Dans le genre grand public, la mini-série Watchmen de HBO est allée bien plus loin. Avant sa sortie l’année dernière, Watchmen était considéré comme une suite inutile de la célèbre bande dessinée [du même nom] d’Alan Moore, mais le récit de Damon Lindelof a surpris tout le monde par son examen frontal du racisme dans l’histoire américaine. La série commence par une reconstitution du massacre de Tulsa en 1921 (que de nombreux téléspectateurs sont allés chercher sur Google pour vérifier qu’il avait bien eu lieu). Son intrigue complexe met en scène une recrue de police noire confrontée à un racisme généralisé dans les années 1930, un mouvement blanc suprémaciste proche des forces de l’ordre, un chef de police qui, à notre époque, cache des habits du Klan dans son placard. Et pour ajouter encore plus de résonance, tout le monde porte des masques.

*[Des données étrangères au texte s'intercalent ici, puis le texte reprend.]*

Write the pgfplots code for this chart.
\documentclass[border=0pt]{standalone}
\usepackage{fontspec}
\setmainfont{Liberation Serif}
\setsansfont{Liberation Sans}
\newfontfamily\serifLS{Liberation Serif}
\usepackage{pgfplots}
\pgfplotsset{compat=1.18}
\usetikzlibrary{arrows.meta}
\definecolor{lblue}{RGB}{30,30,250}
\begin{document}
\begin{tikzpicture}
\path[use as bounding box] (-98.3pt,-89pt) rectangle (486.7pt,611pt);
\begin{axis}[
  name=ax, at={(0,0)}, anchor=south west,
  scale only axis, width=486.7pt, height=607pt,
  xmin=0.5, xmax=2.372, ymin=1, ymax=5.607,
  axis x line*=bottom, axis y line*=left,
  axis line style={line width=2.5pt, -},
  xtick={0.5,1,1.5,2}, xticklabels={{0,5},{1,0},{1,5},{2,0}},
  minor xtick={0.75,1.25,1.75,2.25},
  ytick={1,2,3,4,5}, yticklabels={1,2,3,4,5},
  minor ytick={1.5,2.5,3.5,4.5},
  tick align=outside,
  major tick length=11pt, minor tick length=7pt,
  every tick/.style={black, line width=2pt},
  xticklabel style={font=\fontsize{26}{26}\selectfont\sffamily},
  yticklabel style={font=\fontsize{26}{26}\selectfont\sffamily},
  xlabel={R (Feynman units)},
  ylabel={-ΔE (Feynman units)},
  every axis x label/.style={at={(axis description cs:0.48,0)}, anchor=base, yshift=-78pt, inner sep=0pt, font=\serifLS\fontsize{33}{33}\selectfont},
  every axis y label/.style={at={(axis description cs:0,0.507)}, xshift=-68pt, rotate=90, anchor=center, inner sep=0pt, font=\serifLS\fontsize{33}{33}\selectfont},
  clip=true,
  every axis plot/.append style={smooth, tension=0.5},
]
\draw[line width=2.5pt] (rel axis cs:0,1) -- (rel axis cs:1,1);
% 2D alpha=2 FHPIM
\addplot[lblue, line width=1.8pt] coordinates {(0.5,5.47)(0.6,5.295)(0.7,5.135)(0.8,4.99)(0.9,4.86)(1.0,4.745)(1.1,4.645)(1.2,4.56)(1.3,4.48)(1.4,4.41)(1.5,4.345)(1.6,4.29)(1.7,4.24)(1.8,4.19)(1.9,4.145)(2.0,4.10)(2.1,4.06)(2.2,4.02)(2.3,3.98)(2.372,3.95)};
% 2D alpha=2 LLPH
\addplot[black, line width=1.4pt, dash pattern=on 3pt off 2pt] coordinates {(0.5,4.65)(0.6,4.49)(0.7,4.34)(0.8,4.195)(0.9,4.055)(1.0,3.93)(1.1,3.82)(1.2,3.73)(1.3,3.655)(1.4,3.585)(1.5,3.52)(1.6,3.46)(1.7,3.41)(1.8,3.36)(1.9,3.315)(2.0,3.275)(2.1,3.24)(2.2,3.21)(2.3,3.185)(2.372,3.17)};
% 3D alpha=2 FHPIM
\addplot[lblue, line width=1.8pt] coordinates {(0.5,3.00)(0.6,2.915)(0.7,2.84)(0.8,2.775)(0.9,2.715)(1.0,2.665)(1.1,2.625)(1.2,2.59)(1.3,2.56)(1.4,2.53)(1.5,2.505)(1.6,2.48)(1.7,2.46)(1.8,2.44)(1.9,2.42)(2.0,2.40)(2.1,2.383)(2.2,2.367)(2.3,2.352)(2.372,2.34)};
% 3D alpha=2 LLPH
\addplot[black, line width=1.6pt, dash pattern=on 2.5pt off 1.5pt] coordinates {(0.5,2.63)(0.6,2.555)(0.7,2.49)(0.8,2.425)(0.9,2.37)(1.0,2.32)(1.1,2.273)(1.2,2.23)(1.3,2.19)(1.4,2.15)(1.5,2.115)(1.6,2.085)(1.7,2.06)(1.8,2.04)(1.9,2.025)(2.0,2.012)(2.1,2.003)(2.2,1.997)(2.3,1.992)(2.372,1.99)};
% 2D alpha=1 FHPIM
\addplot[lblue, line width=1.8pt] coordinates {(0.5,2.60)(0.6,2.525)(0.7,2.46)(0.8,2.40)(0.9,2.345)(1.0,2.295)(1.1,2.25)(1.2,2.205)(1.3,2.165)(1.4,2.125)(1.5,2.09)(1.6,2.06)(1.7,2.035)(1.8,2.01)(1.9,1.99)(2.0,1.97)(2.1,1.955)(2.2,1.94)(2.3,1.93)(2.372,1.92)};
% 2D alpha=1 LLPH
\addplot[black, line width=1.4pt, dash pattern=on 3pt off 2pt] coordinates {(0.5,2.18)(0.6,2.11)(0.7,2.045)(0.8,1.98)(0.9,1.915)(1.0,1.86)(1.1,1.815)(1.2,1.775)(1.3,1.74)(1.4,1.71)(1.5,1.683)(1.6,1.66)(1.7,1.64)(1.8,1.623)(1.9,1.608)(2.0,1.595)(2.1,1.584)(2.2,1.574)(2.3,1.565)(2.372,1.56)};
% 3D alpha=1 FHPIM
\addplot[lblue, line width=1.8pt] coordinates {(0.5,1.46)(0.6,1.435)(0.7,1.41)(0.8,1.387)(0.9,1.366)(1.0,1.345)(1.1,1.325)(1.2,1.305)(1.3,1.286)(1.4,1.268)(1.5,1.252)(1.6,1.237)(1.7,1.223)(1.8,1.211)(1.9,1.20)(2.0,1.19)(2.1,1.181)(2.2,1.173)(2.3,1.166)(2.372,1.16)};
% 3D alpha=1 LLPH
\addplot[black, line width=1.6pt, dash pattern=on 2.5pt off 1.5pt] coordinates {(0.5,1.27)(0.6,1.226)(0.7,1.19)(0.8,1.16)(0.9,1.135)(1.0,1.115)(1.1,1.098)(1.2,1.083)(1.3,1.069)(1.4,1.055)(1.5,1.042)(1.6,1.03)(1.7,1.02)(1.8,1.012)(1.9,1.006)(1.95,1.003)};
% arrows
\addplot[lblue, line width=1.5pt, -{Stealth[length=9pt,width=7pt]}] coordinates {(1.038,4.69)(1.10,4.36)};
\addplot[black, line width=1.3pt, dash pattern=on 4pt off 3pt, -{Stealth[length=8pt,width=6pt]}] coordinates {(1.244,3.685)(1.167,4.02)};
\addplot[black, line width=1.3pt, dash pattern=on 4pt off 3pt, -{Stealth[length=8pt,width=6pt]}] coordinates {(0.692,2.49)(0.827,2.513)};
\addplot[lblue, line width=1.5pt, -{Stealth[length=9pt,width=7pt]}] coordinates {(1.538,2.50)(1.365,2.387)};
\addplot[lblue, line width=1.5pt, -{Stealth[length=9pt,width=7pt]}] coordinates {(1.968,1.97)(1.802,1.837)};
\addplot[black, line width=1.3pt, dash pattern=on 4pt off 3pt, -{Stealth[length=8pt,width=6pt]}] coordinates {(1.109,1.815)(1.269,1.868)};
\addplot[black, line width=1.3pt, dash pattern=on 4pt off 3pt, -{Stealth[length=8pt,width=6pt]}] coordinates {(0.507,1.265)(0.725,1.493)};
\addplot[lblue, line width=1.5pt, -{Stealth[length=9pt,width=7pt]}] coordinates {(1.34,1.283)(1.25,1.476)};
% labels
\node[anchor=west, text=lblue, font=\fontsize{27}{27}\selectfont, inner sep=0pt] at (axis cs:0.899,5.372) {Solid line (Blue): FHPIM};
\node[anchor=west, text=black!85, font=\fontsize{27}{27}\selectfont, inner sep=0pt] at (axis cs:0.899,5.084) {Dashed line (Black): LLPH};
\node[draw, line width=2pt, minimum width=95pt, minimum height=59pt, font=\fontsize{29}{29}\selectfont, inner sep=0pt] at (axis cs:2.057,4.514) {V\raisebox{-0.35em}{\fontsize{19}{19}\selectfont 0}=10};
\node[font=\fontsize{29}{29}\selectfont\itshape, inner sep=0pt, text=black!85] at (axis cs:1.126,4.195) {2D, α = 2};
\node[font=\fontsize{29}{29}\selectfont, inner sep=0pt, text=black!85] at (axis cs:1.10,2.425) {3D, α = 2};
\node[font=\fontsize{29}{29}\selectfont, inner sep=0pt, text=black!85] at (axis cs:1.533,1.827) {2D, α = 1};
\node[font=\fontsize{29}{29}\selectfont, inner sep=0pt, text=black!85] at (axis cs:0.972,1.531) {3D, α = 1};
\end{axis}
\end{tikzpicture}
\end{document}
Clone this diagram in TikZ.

Ce qui ne veut pas dire que les réalisateurs blancs grand public s’engouffrent dans ce créneau pour sauver les meubles, mais c’est un signe que le vent tourne. Le mouvement Black Lives Matter a obligé les réalisateurs blancs à être plus attentifs aux histoires qu’ils racontent, et peut-être à reconnaître qu’ils ont contribué à enjoliver la réalité. Les histoires convenues sur la police et le racisme portées à l’écran ne sont plus adaptées à ce qui se passe dans les rues des États-Unis et qui est immortalisé sur des téléphones portables. À l’écran comme dans la vie, il n’est plus possible de nier la réalité.